Accordingly, he had appointed a boy named Jonathan Toase, (top of the class and chief swot), as ‘talk monitor’. He had bucked teeth which made him sound as if he had a lisp when he talked, and was a nasty piece of work. He used to sit at the desk in front of me in class and the lid of which had a hole in it. Once he stuck one arm of a compass though the hole and pushed my hand down on it, and skewered my hand. I am not a violent person but I should really have given him a slap, as we say in London.
To resume, Toase was supposed to write down in a register those who had talked between lessons and how many times they did so. However, he was selective in his entries – he wrote down the names of those boys who were least likely to harm him when he grassed them up. So on the ‘day of reckoning’ that took place every two weeks Mr. S. would look though the register and call out the names for those to be punished.
The usual list of suspects included Andrew Noblett, Tim Gibbon, Nick Clark and me.
One way or another Mr.

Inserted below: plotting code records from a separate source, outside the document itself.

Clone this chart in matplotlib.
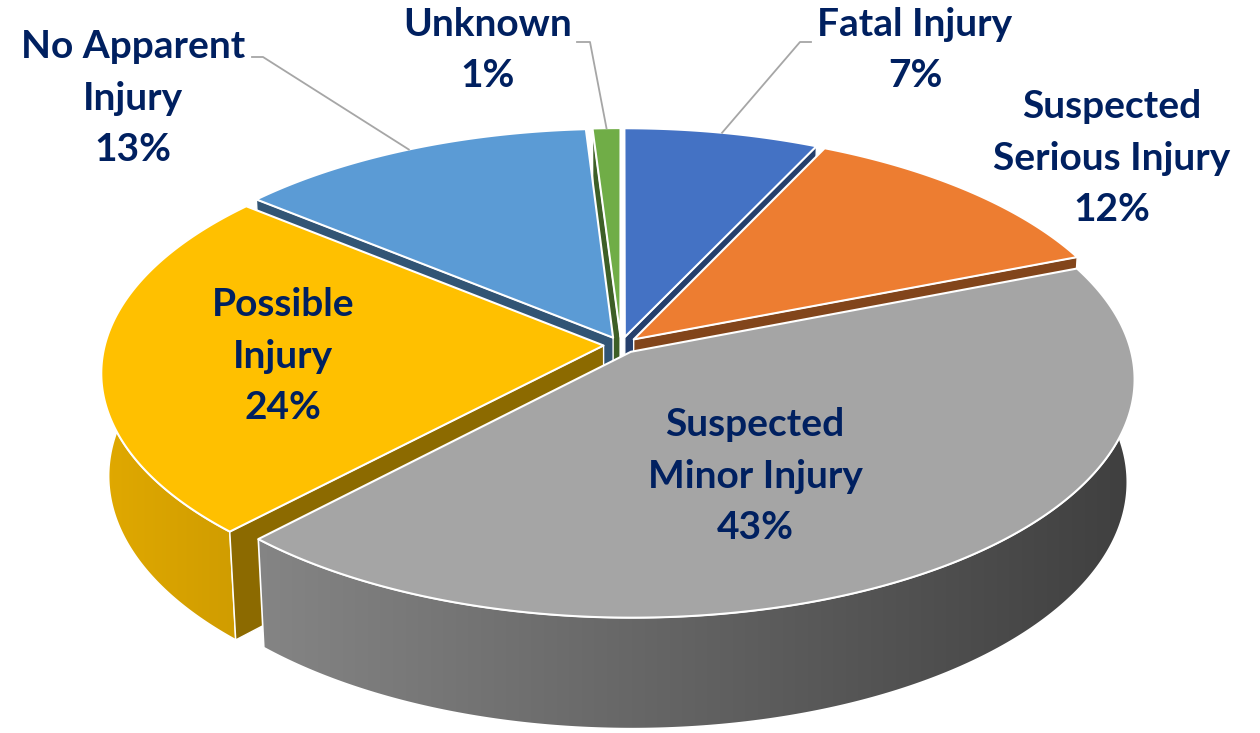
import numpy as np
import matplotlib.pyplot as plt
from matplotlib.patches import Polygon
from matplotlib.colors import to_rgb

# data
categories = ['Fatal Injury', 'Suspected\nSerious Injury', 'Suspected\nMinor Injury',
              'Possible\nInjury', 'No Apparent\nInjury', 'Unknown']
shares = [7, 12, 43, 24, 13, 1]
slice_colors = ['#4472C4', '#ED7D31', '#A5A5A5', '#FFC000', '#5B9BD5', '#70AD47']

# label centres in pixels, leader elbows for the outside ones
label_pos = [(915, 50), (1112, 158), (755, 476), (283, 356), (133, 98), (488, 50)]
elbows = {0: [(811, 42), (800, 42)], 4: [(252, 57), (263, 57)], 5: [(577, 42), (590, 42)]}

W, H = 1260, 733
CX, CY = 621, 345
TILT = np.radians(28)
DIST = 7.8
FOC = 3890
THICK = 0.235
EXPLODE = 0.035
CAM = np.array([0, DIST * np.sin(TILT), DIST * np.cos(TILT)])


def project(x, y, z):
    depth = DIST - y * np.sin(TILT) - z * np.cos(TILT)
    sy = y * np.cos(TILT) - z * np.sin(TILT)
    return np.column_stack([CX + FOC * x / depth, CY - FOC * sy / depth])


def shade(x):
    # darkening of the outer wall from left to right
    return np.clip(0.88 - 0.50 * (x - 100) / 1040, 0.3, 1)


fig = plt.figure(figsize=(W / 100, H / 100), dpi=100)
ax = fig.add_axes([0, 0, 1, 1])
ax.set_xlim(0, W)
ax.set_ylim(H, 0)
ax.axis('off')

cum = np.concatenate([[0], np.cumsum(shares)]) / sum(shares) * 2 * np.pi
mids = (cum[:-1] + cum[1:]) / 2
order = sorted(range(len(shares)), key=lambda i: -np.cos(mids[i]))

xs = np.linspace(0, W, 400)
z = 1
for i in order:
    t1, t2, mid = cum[i], cum[i + 1], mids[i]
    ox, oz = EXPLODE * np.sin(mid), -EXPLODE * np.cos(mid)
    ts = np.linspace(t1, t2, max(int(np.degrees(t2 - t1)), 2) * 2)
    top = project(ox + np.sin(ts), 0 * ts, oz - np.cos(ts))
    bot = project(ox + np.sin(ts), -THICK + 0 * ts, oz - np.cos(ts))
    apex_t = project(np.array([ox]), np.array([0.0]), np.array([oz]))
    apex_b = project(np.array([ox]), np.array([-THICK]), np.array([oz]))
    base = np.array(to_rgb(slice_colors[i]))

    # outer wall with gradient
    wall = Polygon(np.vstack([top, bot[::-1]]), closed=True, facecolor='none',
                   edgecolor='white', lw=1.2, zorder=z + 0.1)
    ax.add_patch(wall)
    grad = shade(xs)[None, :, None] * base[None, None, :]
    im = ax.imshow(grad, extent=(0, W, H, 0), aspect='auto', zorder=z, interpolation='bilinear')
    im.set_clip_path(wall)

    # radial faces, only those turned toward the viewer
    for k, phi, sgn in ((0, t1, -1), (-1, t2, 1)):
        normal = sgn * np.array([np.cos(phi), 0, np.sin(phi)])
        centre = np.array([ox + 0.5 * np.sin(phi), -THICK / 2, oz - 0.5 * np.cos(phi)])
        if normal @ (CAM - centre) <= 0:
            continue
        face = np.vstack([apex_t, top[k], bot[k], apex_b])
        ax.add_patch(Polygon(face, closed=True, facecolor=base * 0.55,
                             edgecolor='white', lw=1.0, zorder=z + 0.2))

    # top surface
    ax.add_patch(Polygon(np.vstack([apex_t, top]), closed=True, facecolor=base,
                         edgecolor='white', lw=1.5, joinstyle='round', zorder=z + 0.3))
    z += 1

# leader lines
for i, pts in elbows.items():
    mid = mids[i]
    ox, oz = EXPLODE * np.sin(mid), -EXPLODE * np.cos(mid)
    end = project(np.array([ox + np.sin(mid)]), np.array([0.0]), np.array([oz - np.cos(mid)]))[0]
    path = np.array(pts + [tuple(end)])
    ax.plot(path[:, 0], path[:, 1], color='#A6A6A6', lw=1.3, zorder=50)

for i, lab in enumerate(categories):
    x, y = label_pos[i]
    ax.text(x, y, f'{lab}\n{shares[i]}%', ha='center', va='center', color='#002060',
            fontsize=28, fontweight='bold', family='Lato', linespacing=1.56,
            multialignment='center', zorder=60)

fig.savefig('out.png', dpi=100)
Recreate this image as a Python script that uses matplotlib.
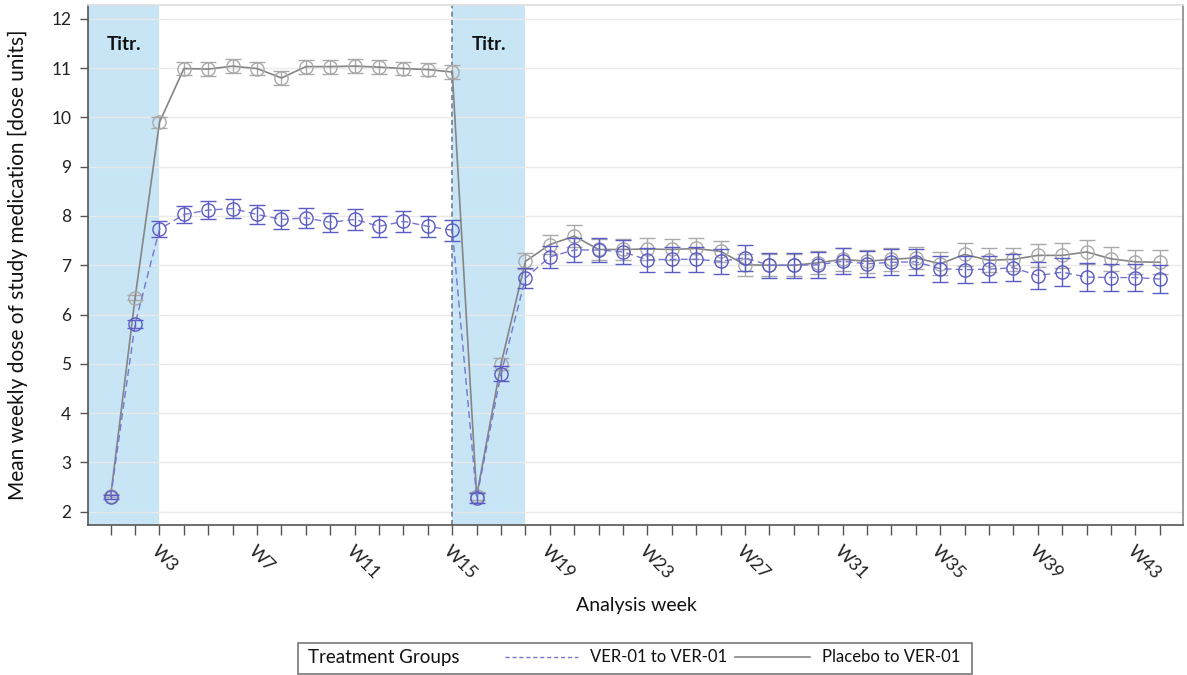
import numpy as np
import matplotlib.pyplot as plt
from matplotlib.lines import Line2D
from matplotlib.patches import Rectangle

plt.rcParams['font.family'] = ['Lato', 'DejaVu Sans']

# ── Data ─────────────────────────────────────────────────────────────────────
weeks = list(range(1, 45))

ver_mean = [2.30, 5.81, 7.73, 8.03, 8.12, 8.15, 8.03, 7.93, 7.96, 7.87, 7.93,
            7.79, 7.89, 7.79, 7.71, 2.28, 4.80, 6.74, 7.17, 7.31, 7.31, 7.27,
            7.11, 7.12, 7.12, 7.08, 7.15, 7.00, 7.00, 7.01, 7.08, 7.03, 7.06,
            7.07, 6.93, 6.91, 6.92, 6.95, 6.79, 6.86, 6.76, 6.75, 6.75, 6.72]
ver_err = [0.04, 0.08, 0.16, 0.18, 0.19, 0.20, 0.20, 0.20, 0.20, 0.20, 0.21,
           0.21, 0.21, 0.21, 0.21, 0.10, 0.15, 0.20, 0.23, 0.24, 0.24, 0.25,
           0.25, 0.25, 0.25, 0.25, 0.26, 0.25, 0.25, 0.26, 0.26, 0.26, 0.26,
           0.26, 0.26, 0.27, 0.27, 0.27, 0.28, 0.28, 0.28, 0.28, 0.28, 0.28]

pbo_mean = [2.32, 6.34, 9.90, 10.99, 10.98, 11.04, 10.99, 10.80, 11.03, 11.03, 11.04,
            11.02, 10.99, 10.97, 10.92, 2.32, 5.00, 7.08, 7.42, 7.59, 7.32, 7.32,
            7.33, 7.32, 7.34, 7.28, 7.01, 7.00, 7.00, 7.05, 7.12, 7.08, 7.12,
            7.15, 7.03, 7.22, 7.10, 7.12, 7.20, 7.20, 7.27, 7.13, 7.07, 7.06]
pbo_err = [0.03, 0.05, 0.11, 0.14, 0.14, 0.14, 0.14, 0.14, 0.14, 0.14, 0.14,
           0.14, 0.14, 0.14, 0.15, 0.08, 0.12, 0.16, 0.20, 0.22, 0.22, 0.22,
           0.22, 0.22, 0.22, 0.22, 0.22, 0.22, 0.22, 0.23, 0.23, 0.23, 0.23,
           0.23, 0.23, 0.24, 0.24, 0.24, 0.24, 0.25, 0.25, 0.25, 0.24, 0.24]

labelled_weeks = [3, 7, 11, 15, 19, 23, 27, 31, 35, 39, 43]
titration_periods = [(0.07, 3), (15, 18)]
restart_week = 15

BLUE = '#5b5bc4'
BLUE_LINE = '#7676cf'
GREY = '#a9a9a9'
GREY_LINE = '#858585'
SPAN = '#c7e5f5'

# ── Figure ──────────────────────────────────────────────────────────────────
W, H = 1187, 675
fig = plt.figure(figsize=(W / 100, H / 100), dpi=100)
ax = fig.add_axes([88 / W, 1 - 525 / H, (1183 - 88) / W, (525 - 5) / H])

for x0, x1 in titration_periods:
    ax.axvspan(x0, x1, color=SPAN, lw=0, zorder=0)
    ax.text((x0 + x1) / 2, 11.47, 'Titr.', ha='center', va='center',
            fontsize=13.5, fontweight='bold', color='#111111')
ax.axvline(restart_week, color='#6f7f90', ls=(0, (3, 2)), lw=1.2, zorder=1)

for y in range(2, 13):
    ax.axhline(y, color='#e9e9e9', lw=1, zorder=0.5)

ax.errorbar(weeks, pbo_mean, yerr=pbo_err, color=GREY_LINE, lw=1.2,
            marker='o', ms=9.5, mfc='none', mec=GREY, mew=1.0,
            ecolor=GREY, elinewidth=1.0, capsize=6, capthick=1.0, zorder=2)
ax.errorbar(weeks, ver_mean, yerr=ver_err, color=BLUE_LINE, lw=1.0, ls=(0, (5, 3)),
            marker='o', ms=9.5, mfc='none', mec=BLUE, mew=1.0,
            ecolor=BLUE, elinewidth=1.0, capsize=6, capthick=1.0, zorder=3)

ax.set_xlim(0.07, 44.95)
ax.set_ylim(1.73, 12.28)

ax.set_xticks(weeks)
ax.set_xticklabels([f'W{w}' if w in labelled_weeks else '' for w in weeks],
                   rotation=-45, ha='left', va='top', rotation_mode='anchor',
                   fontsize=13)
ax.set_yticks(range(2, 13))
ax.tick_params(axis='x', length=7, width=1, color='#555555', pad=6,
               labelcolor='#222222')
ax.tick_params(axis='y', length=6, width=1, color='#555555', pad=6,
               labelsize=12.5, labelcolor='#222222')

for side, col in [('left', '#555555'), ('bottom', '#555555'),
                  ('top', '#dddddd'), ('right', '#8a8a8a')]:
    ax.spines[side].set_color(col)
    ax.spines[side].set_linewidth(1.2)

fig.text(636 / W, 1 - 605 / H, 'Analysis week', ha='center', va='center',
         fontsize=14, color='#111111')
fig.text(18 / W, 1 - 265 / H, 'Mean weekly dose of study medication [dose units]',
         ha='center', va='center', rotation=90, fontsize=15, color='#111111')

# ── Legend box ────────────────────────────────────────────────────────────────
fig.add_artist(Rectangle((298 / W, 1 - 674 / H), 674 / W, 31 / H,
                         transform=fig.transFigure, fill=False,
                         ec='#777777', lw=1.2))
ly = 1 - 657 / H
fig.text(308 / W, ly, 'Treatment Groups', ha='left', va='center',
         fontsize=13.5, color='#111111')
fig.add_artist(Line2D([505 / W, 578 / W], [ly, ly], transform=fig.transFigure,
                      color=BLUE_LINE, lw=1.0, ls=(0, (3, 2))))
fig.text(590 / W, ly, 'VER-01 to VER-01', ha='left', va='center',
         fontsize=12, color='#111111')
fig.add_artist(Line2D([735 / W, 810 / W], [ly, ly], transform=fig.transFigure,
                      color=GREY_LINE, lw=1.2))
fig.text(822 / W, ly, 'Placebo to VER-01', ha='left', va='center',
         fontsize=12, color='#111111')

fig.savefig('out.png', dpi=100)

Smailes ensured that every boy got the strap at least once a term. He does wasn’t excessive, just one on the non-writing hand, but it stung for a good ten minutes.
His control technique worked. He was our form master in form 3 A as well. Once he had to leave, the class to addend to a call of nature. He placed the strap on the desk and said “read you books till I come back and don’t talk”. 30 boys read and sat in complete silence for ten minutes or so. As far as I can remember he never used the strap in that year at all.”